The background description includes information that may be useful in understanding the present invention. It is not an admission that any of the information provided herein is prior art or relevant to the presently claimed invention, or that any publication specifically or implicitly referenced is prior art.
Ethanol is currently receiving a great deal of interest as a renewable source of alternative transport fuel, with over 23 billion gallons (87 billion liters) of ethanol produced for fuel purposes in 2014 worldwide. Ethanol is typically derived via a fermentation process (for example, corn ethanol fermentations) and then concentrated via distillation and molecular sieves to produce a fuel grade product. Unfortunately, the formation of ethanol/water azeotropes for which the composition of the liquid and vapor are identical complicates recovery of high purity ethanol. As a result, removal of ethanol from fermentation broths to produce high purity ethanol suitable for use as a fuel or in fuel mixtures frequently requires processing through energy-intensive distillation steps that include application of energy-intensive processes that specifically remove water from azeotropic mixtures. These additional steps significantly impact the costs of producing fuel-grade ethanol, lower potential greenhouse gas reductions, and cast doubts on the sustainability of ethanol as a renewable fuel.
There are a number of shortcomings to the use of ethanol as a fuel. For example, significant adaptation of internal combustion engines is necessary to permit them to use ethanol as a fuel. Another factor is that ethanol is not truly fungible with conventional hydrocarbon fuels. For example, current infrastructures do not support transportation of ethanol via pipelines, but rather using tanker trucks and trains. Ethanol also has two-thirds the energy density of gasoline, which results in up to 50% more ethanol being needed to travel the same distance as gasoline. Because of differences in the properties of gasoline and ethanol most current vehicles are not warranted to use ethanol/gasoline blends containing more than 10% ethanol, while the existing infrastructure is limited to using up to 85% ethanol in gasoline (i.e. E85 fuel blend). The lower energy density and hygroscopic nature of ethanol prevent its use in aircraft that look to maximize energy content per mass of fuel and minimize water retention in the fuel. In addition, ethanol is not well suited for use in diesel engines in heavy-duty vehicles.
In addition to providing low energy density, production of fuel-grade ethanol from renewable sources (such as fermentation products) has relatively high energy requirements. Ethanol feedstocks provided from renewable sources typically has a high water content, which must be removed prior to use as fuel. At large scales this is typically achieved using one or more distillation processes, which have significant heat requirements. The limitations of ethanol distillation due to the formation of ethanol:water azeotropes necessitate the use of additional steps, such as the application of molecular sieves, to produce ethanol that is sufficiently anhydrous for fuel use. The regeneration of such molecular sieve materials constitutes an additional energy expenditure.

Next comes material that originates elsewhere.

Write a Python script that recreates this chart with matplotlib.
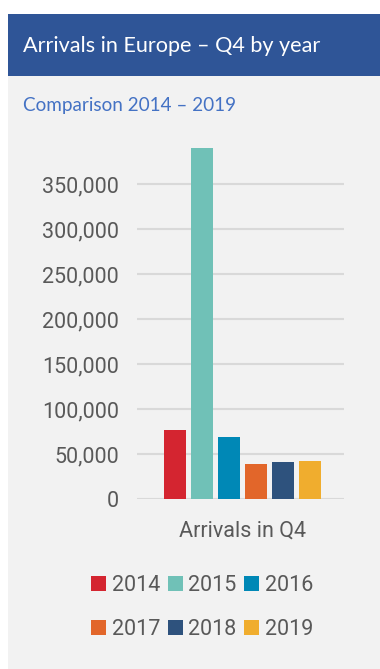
import matplotlib
matplotlib.use("Agg")
import matplotlib.pyplot as plt
from matplotlib.patches import Rectangle

years = ["2014", "2015", "2016", "2017", "2018", "2019"]
arrivals = [77000, 390000, 69000, 39000, 41000, 42500]
colors = ["#D42530", "#70C1B7", "#0088B6", "#E2662A", "#2E527D", "#F0AD2E"]
category = "Arrivals in Q4"
yticks = [0, 50000, 100000, 150000, 200000, 250000, 300000, 350000]

W, H = 380, 669
fig = plt.figure(figsize=(W / 100, H / 100), dpi=100)
fig.patch.set_facecolor("white")
plt.rcParams["font.family"] = ["Roboto", "DejaVu Sans"]

# card background and header band
fig.patches.append(Rectangle((8 / W, 0), 1, (H - 76) / H, transform=fig.transFigure,
                             facecolor="#F2F2F2", edgecolor="none", zorder=-2))
fig.patches.append(Rectangle((8 / W, (H - 76) / H), 1, 62 / H, transform=fig.transFigure,
                             facecolor="#2F5597", edgecolor="none", zorder=-2))
fig.text(23 / W, 1 - 46 / H, "Arrivals in Europe \u2013 Q4 by year", color="white",
         fontsize=15.6, family="Lato", va="center", ha="left")
fig.text(23 / W, 1 - 106 / H, "Comparison 2014 \u2013 2019", color="#4472C4",
         fontsize=13.6, family="Lato", va="center", ha="left")

# plot area in pixels
x0, x1 = 137, 344
y0, ytop = 499.3, 139.3
ax = fig.add_axes([x0 / W, (H - y0) / H, (x1 - x0) / W, (y0 - ytop) / H])
ax.set_facecolor("none")
ax.set_zorder(2)

step = 27.0
pos = list(range(len(years)))
ax.bar(pos, arrivals, width=22 / step, color=colors, zorder=3)
left = 2.5 - (242.5 - x0) / step
ax.set_xlim(left, left + (x1 - x0) / step)
ax.set_ylim(0, 400000)

ax.set_yticks(yticks)
ax.set_yticklabels([f"{v:,}" for v in yticks])
ax.yaxis.grid(True, color="#D9D9D9", linewidth=1.5, zorder=0)
ax.set_axisbelow(True)
ax.set_xticks([2.5])
ax.set_xticklabels([category])
ax.tick_params(axis="both", length=0, labelsize=15.5, labelcolor="#595959")
ax.tick_params(axis="y", pad=13)
ax.tick_params(axis="x", pad=15)
for s in ax.spines.values():
    s.set_visible(False)

# legend fills column by column, so reorder to read across rows
handles = [Rectangle((0, 0), 1, 1, facecolor=c) for c in colors]
order = [0, 3, 1, 4, 2, 5]
fig.legend([handles[i] for i in order], [years[i] for i in order], ncol=3,
           loc="center", bbox_to_anchor=(202 / W, 1 - 607.5 / H),
           frameon=False, fontsize=15.5, handlelength=0.7, handleheight=0.7,
           handletextpad=0.25, columnspacing=0.36, labelspacing=1.05,
           labelcolor="#595959")

fig.savefig("out.png", dpi=100, facecolor=fig.get_facecolor())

In addition to high energy costs the production of fuel grade ethanol from renewable sources also consumes considerable fresh water. While approximately 96% of the corn currently used for ethanol production is grown without irrigation (see Aden, A. “Water Usage for Current and Future Ethanol Production”, Southwest Hydrology, September/October 2007, pp: 22-23) and ethanol plants generally recover much of their processing water, significant water consumption occurs in boiler systems and cooling towers. Estimates are that between 3 and 4 gallons of water are consumed for every gallon of ethanol produced from fermentation of corn. All publications identified herein are incorporated by reference to the same extent as if each individual publication or patent application were specifically and individually indicated to be incorporated by reference. Where a definition or use of a term in an incorporated reference is inconsistent or contrary to the definition of that term provided herein, the definition of that term provided herein applies and the definition of that term in the reference does not apply. Water consumption is greater in biochemical conversion of cellulosic feedstocks to ethanol, averaging approximately 6 gallons of water for every gallon of ethanol produced. Water consumption for thermochemical conversion of cellulosic biomass to ethanol averages 1.9 gallons of water per gallon of ethanol. Most of this fresh water is sourced from groundwater.
Thus, there remains a need for systems and methods that reduce the energy and water requirements of processes producing alcohol fuels from the output of fermentation processes.